Directive: Set down word for word each line from the start of the listing through the line that contains "from matplotlib.ticker import MultipleLocator", both included.
****************************************
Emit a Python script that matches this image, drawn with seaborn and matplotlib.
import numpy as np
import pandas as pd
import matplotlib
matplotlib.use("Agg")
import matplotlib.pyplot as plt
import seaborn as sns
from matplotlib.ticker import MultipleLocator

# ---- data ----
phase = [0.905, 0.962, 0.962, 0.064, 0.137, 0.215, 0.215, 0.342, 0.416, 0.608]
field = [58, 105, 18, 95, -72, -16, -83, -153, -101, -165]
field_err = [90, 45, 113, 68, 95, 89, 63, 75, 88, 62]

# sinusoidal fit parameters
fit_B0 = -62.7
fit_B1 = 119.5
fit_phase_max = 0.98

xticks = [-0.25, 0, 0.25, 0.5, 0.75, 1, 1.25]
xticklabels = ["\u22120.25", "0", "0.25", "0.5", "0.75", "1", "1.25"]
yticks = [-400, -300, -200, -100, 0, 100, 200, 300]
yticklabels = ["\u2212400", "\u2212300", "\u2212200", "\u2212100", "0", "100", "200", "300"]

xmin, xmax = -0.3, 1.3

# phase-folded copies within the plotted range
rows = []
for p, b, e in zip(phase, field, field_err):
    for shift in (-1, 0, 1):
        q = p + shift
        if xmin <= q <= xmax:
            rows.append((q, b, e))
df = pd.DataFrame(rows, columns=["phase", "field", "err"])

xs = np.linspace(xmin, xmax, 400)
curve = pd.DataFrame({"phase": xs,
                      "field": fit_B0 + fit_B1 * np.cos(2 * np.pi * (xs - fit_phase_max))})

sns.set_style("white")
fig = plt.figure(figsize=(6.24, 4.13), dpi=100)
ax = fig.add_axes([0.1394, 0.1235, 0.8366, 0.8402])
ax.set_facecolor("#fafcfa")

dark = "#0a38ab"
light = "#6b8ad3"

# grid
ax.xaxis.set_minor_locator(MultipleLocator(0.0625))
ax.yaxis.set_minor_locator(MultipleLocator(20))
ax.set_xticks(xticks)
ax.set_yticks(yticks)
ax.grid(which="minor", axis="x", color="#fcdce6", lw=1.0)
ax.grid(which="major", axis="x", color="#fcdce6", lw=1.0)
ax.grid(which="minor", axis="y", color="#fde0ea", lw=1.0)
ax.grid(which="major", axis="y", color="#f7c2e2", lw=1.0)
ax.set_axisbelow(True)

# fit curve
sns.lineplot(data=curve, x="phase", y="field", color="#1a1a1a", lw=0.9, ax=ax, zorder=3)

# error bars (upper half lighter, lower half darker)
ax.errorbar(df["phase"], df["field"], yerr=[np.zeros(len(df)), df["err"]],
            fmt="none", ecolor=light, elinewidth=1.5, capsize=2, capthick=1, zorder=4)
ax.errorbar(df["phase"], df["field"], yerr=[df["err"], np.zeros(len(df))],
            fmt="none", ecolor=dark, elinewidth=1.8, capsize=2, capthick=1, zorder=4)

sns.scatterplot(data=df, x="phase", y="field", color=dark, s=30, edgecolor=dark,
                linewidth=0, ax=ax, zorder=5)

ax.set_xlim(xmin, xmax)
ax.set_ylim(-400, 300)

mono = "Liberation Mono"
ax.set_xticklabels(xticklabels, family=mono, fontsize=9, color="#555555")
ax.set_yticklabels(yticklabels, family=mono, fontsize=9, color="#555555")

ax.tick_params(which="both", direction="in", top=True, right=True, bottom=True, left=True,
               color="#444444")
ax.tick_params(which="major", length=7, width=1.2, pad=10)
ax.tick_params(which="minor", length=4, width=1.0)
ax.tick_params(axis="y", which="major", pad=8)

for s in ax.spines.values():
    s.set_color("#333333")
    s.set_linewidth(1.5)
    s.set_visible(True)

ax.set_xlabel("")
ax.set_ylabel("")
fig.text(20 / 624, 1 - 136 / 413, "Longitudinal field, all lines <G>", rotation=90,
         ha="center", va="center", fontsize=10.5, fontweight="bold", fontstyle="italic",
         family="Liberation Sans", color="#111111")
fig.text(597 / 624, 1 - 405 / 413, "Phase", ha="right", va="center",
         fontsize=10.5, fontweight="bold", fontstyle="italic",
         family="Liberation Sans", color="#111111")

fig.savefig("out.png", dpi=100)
****************************************
Exercise solution:
Emit a Python script that matches this image, drawn with seaborn and matplotlib.
import numpy as np
import pandas as pd
import matplotlib
matplotlib.use("Agg")
import matplotlib.pyplot as plt
import seaborn as sns
from matplotlib.ticker import MultipleLocator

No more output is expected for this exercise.